The Long Battle for the Soul of the Corporation

by Kyle Edward Williams

Pub Date: Feb. 20th, 2024
ISBN: 9780393867237
Publisher: Norton

How reformers have taken on—and might yet transform—big business in the U.S.

In this astute history, Hedgehog Review senior editor Williams charts the evolution of the corporation into its outsized and seemingly predatory role in American life, along with prominent efforts undertaken to reform it. Drawing on “the stories of businesspeople, employees, consumers, and activists who have waged battles over business decisions, managerial strategies, and public policy,” the author traces key stages of the corporation’s rising autonomy and activists’ resistance to its undemocratic powers. The severing of “noneconomic considerations from the ability to act on them,” Williams argues convincingly, “is nothing less than a moral fracture at the heart of the corporation—a fatal and rarely understood flaw that makes its history over the past century a regrettable tragedy.” The author provides a detailed and accessible account of reform movements that have checked corporate power, and he reminds us that neoliberal deregulation is a recent phenomenon that might, in spite of daunting obstacles, be reversed or revised. Williams shows how a view of the corporation as necessarily being responsible to more than shareholders’ profits is not only familiar from history, but should be reinvigorated.
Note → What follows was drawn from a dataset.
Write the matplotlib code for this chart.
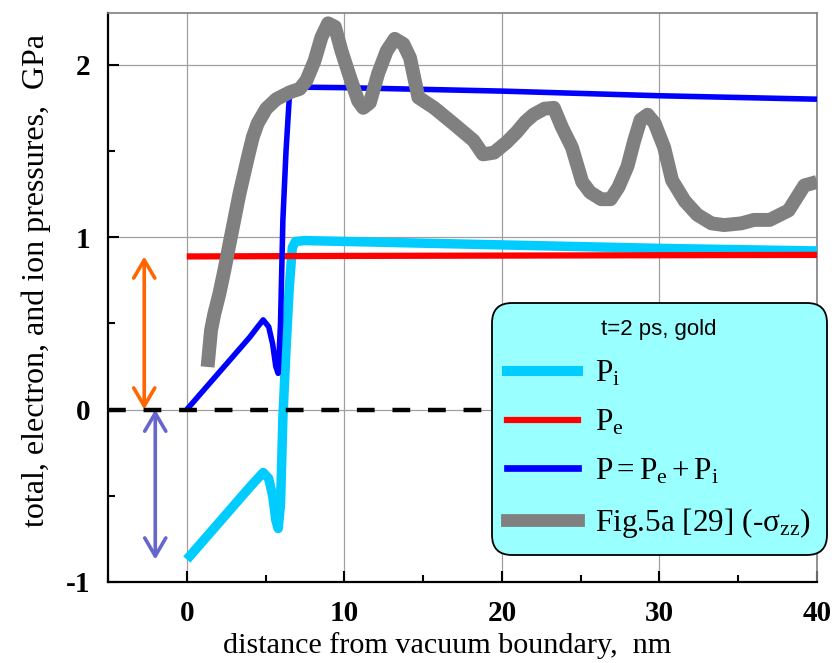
import matplotlib
matplotlib.use('Agg')
import matplotlib.pyplot as plt
from matplotlib.ticker import MultipleLocator
from matplotlib.lines import Line2D

plt.rcParams['font.family'] = 'Liberation Serif'
plt.rcParams['mathtext.fontset'] = 'custom'
plt.rcParams['mathtext.rm'] = 'Liberation Serif'
plt.rcParams['mathtext.it'] = 'Liberation Serif:italic'
plt.rcParams['mathtext.bf'] = 'Liberation Serif:bold'
plt.rcParams['axes.unicode_minus'] = False

# ion pressure P_i (GPa) vs distance (nm)
x_ion = [0, 1, 2, 3, 4, 4.5, 4.85, 5.2, 5.45, 5.65, 5.8, 5.95, 6.1, 6.3, 6.5, 6.7, 6.9,
         7.5, 10, 20, 30, 40]
p_ion = [-0.87, -0.765, -0.66, -0.555, -0.45, -0.40, -0.365, -0.40, -0.50, -0.64, -0.69,
         -0.55, -0.05, 0.35, 0.70, 0.94, 0.975, 0.98, 0.975, 0.955, 0.935, 0.92]

# electron pressure P_e
x_el = [0, 10, 20, 30, 40]
p_el = [0.888, 0.891, 0.893, 0.895, 0.897]

# total pressure P = P_e + P_i
x_tot = [0, 1, 2, 3, 4, 4.5, 4.85, 5.2, 5.45, 5.65, 5.8, 5.95, 6.1, 6.3, 6.5, 6.7, 7.0,
         10, 20, 30, 40]
p_tot = [0.0, 0.105, 0.21, 0.315, 0.42, 0.48, 0.52, 0.48, 0.38, 0.25, 0.21, 0.50, 1.10,
         1.50, 1.80, 1.86, 1.87, 1.867, 1.847, 1.82, 1.80]

# -sigma_zz from Fig.5a [29]
x_sig = [1.32, 1.54, 1.75, 2.07, 2.39, 2.71, 3.34, 3.87, 4.19, 4.5, 5.04, 5.68, 6.53, 7.17,
         7.6, 8.1, 8.55, 8.97, 9.4, 9.82, 10.35, 10.88, 11.2, 11.62, 12.15, 12.69, 13.2,
         13.75, 14.17, 14.7, 15.7, 16.9, 18.2, 18.8, 19.5, 20.3, 20.95, 21.5, 22.0, 22.7,
         23.3, 23.8, 24.45, 25.1, 25.6, 26.3, 26.9, 27.4, 27.97, 28.4, 28.8, 29.25, 29.7,
         30.3, 30.8, 31.6, 32.4, 33.3, 34.1, 35.2, 36.0, 37.0, 38.2, 39.2, 40.0]
p_sig = [0.247, 0.46, 0.556, 0.672, 0.81, 0.96, 1.25, 1.46, 1.58, 1.66, 1.745, 1.80, 1.84,
         1.86, 1.91, 2.02, 2.16, 2.24, 2.22, 2.08, 1.93, 1.79, 1.75, 1.78, 1.95, 2.08, 2.15,
         2.12, 2.04, 1.81, 1.75, 1.66, 1.56, 1.48, 1.49, 1.55, 1.61, 1.67, 1.71, 1.745,
         1.75, 1.64, 1.52, 1.32, 1.26, 1.22, 1.22, 1.29, 1.41, 1.56, 1.68, 1.71, 1.66,
         1.52, 1.33, 1.21, 1.13, 1.08, 1.07, 1.08, 1.10, 1.10, 1.155, 1.30, 1.32]

x_ticks = [0, 10, 20, 30, 40]
x_ticklabels = ['0', '10', '20', '30', '40']
y_ticks = [-1, 0, 1, 2]
y_ticklabels = ['-1', '0', '1', '2']

legend_title = 't=2 ps, gold'
legend_labels = [r'$\mathrm{P_i}$', r'$\mathrm{P_e}$', r'$\mathrm{P = P_e + P_i}$',
                 r'Fig.5a [29] (-$\mathrm{\sigma_{zz}}$)']

fig = plt.figure(figsize=(8.34, 6.63), dpi=100)
ax = fig.add_axes([0.1295, 0.1222, 0.8501, 0.8582])

c_ion, c_el, c_tot, c_sig = '#00ccff', '#ff0000', '#0000ff', '#808080'

l_ion, = ax.plot(x_ion, p_ion, color=c_ion, lw=6.8, solid_capstyle='butt',
                 solid_joinstyle='round', zorder=3)
l_el, = ax.plot(x_el, p_el, color=c_el, lw=4.5, solid_capstyle='butt', zorder=3.1)
l_tot, = ax.plot(x_tot, p_tot, color=c_tot, lw=4.0, solid_capstyle='butt',
                 solid_joinstyle='round', zorder=3.2)
ax.axhline(0, color='black', lw=3.2, dashes=(4, 4), zorder=3.3)
l_sig, = ax.plot(x_sig, p_sig, color=c_sig, lw=10.0, solid_capstyle='butt',
                 solid_joinstyle='round', zorder=3.4)

# magnitudes of P_e and P_i at the boundary
ax.annotate('', xy=(-2.7, 0.0), xytext=(-2.7, p_el[0]),
            arrowprops=dict(arrowstyle='<->,head_length=0.65,head_width=0.38',
                            color='#ff6600', lw=2.6, mutation_scale=20,
                            shrinkA=0, shrinkB=0))
ax.annotate('', xy=(-2.0, 0.0), xytext=(-2.0, p_ion[0]),
            arrowprops=dict(arrowstyle='<->,head_length=0.65,head_width=0.38',
                            color='#6666cc', lw=2.6, mutation_scale=20,
                            shrinkA=0, shrinkB=0))

ax.set_xlim(-5, 40)
ax.set_ylim(-1, 2.3)
ax.set_xticks(x_ticks, x_ticklabels, fontsize=21, fontweight='bold')
ax.set_yticks(y_ticks, y_ticklabels, fontsize=21, fontweight='bold')
ax.xaxis.set_minor_locator(MultipleLocator(5))
ax.yaxis.set_minor_locator(MultipleLocator(0.5))
ax.tick_params(which='major', direction='in', length=8, width=1.5, color='black')
ax.tick_params(axis='x', which='major', pad=13)
ax.tick_params(axis='y', which='major', pad=12.5)
ax.tick_params(which='minor', direction='in', length=5, width=1.5, color='black')

ax.grid(True, which='major', color='#a0a0a0', lw=0.9)
ax.set_axisbelow(True)
for side in ['left', 'bottom']:
    ax.spines[side].set_linewidth(1.6)
    ax.spines[side].set_color('black')
for side in ['top', 'right']:
    ax.spines[side].set_linewidth(1.2)
    ax.spines[side].set_color('#808080')

ax.set_xlabel('distance from vacuum boundary,  nm', fontsize=21.7)
ax.set_ylabel('total, electron, and ion pressures,  GPa', fontsize=23)
ax.xaxis.set_label_coords(0.478, -0.088)
ax.yaxis.set_label_coords(-0.08, 0.53)

handles = [Line2D([], [], color=c_ion, lw=7.2),
           Line2D([], [], color=c_el, lw=4.5),
           Line2D([], [], color=c_tot, lw=4.8),
           Line2D([], [], color=c_sig, lw=9.2)]
leg = ax.legend(handles, legend_labels, loc='upper left', bbox_to_anchor=(0.541, 0.49),
                prop={'family': 'Liberation Serif', 'size': 22.5},
                title=legend_title,
                title_fontproperties={'family': 'Liberation Sans', 'size': 16},
                handlelength=2.27, handletextpad=0.55, borderpad=0.5, labelspacing=0.62,
                frameon=True, fancybox=True, framealpha=1.0, borderaxespad=0)
frame = leg.get_frame()
frame.set_facecolor('#99ffff')
frame.set_edgecolor('black')
frame.set_linewidth(1.3)
frame.set_boxstyle('round', pad=0, rounding_size=0.65)
leg.set_zorder(6)

fig.savefig('out.png', dpi=100)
Though some of the economic and legal minutiae of the topic can be dry, the author’s consistently lively presentation of the drama involved in battles over profits and social welfare creates an engaging narrative. Williams memorably renders the personalities of key figures in debates about the corporation’s role, such as Ralph Nader, and we gain a vivid sense of the passions informing competing ideologies. The author makes it clear that a moral reckoning for corporations is possible, and a thoroughgoing reformation of the institution would promise enormous benefits for the common good.

A fascinating account of efforts to rein in the excesses of capitalism.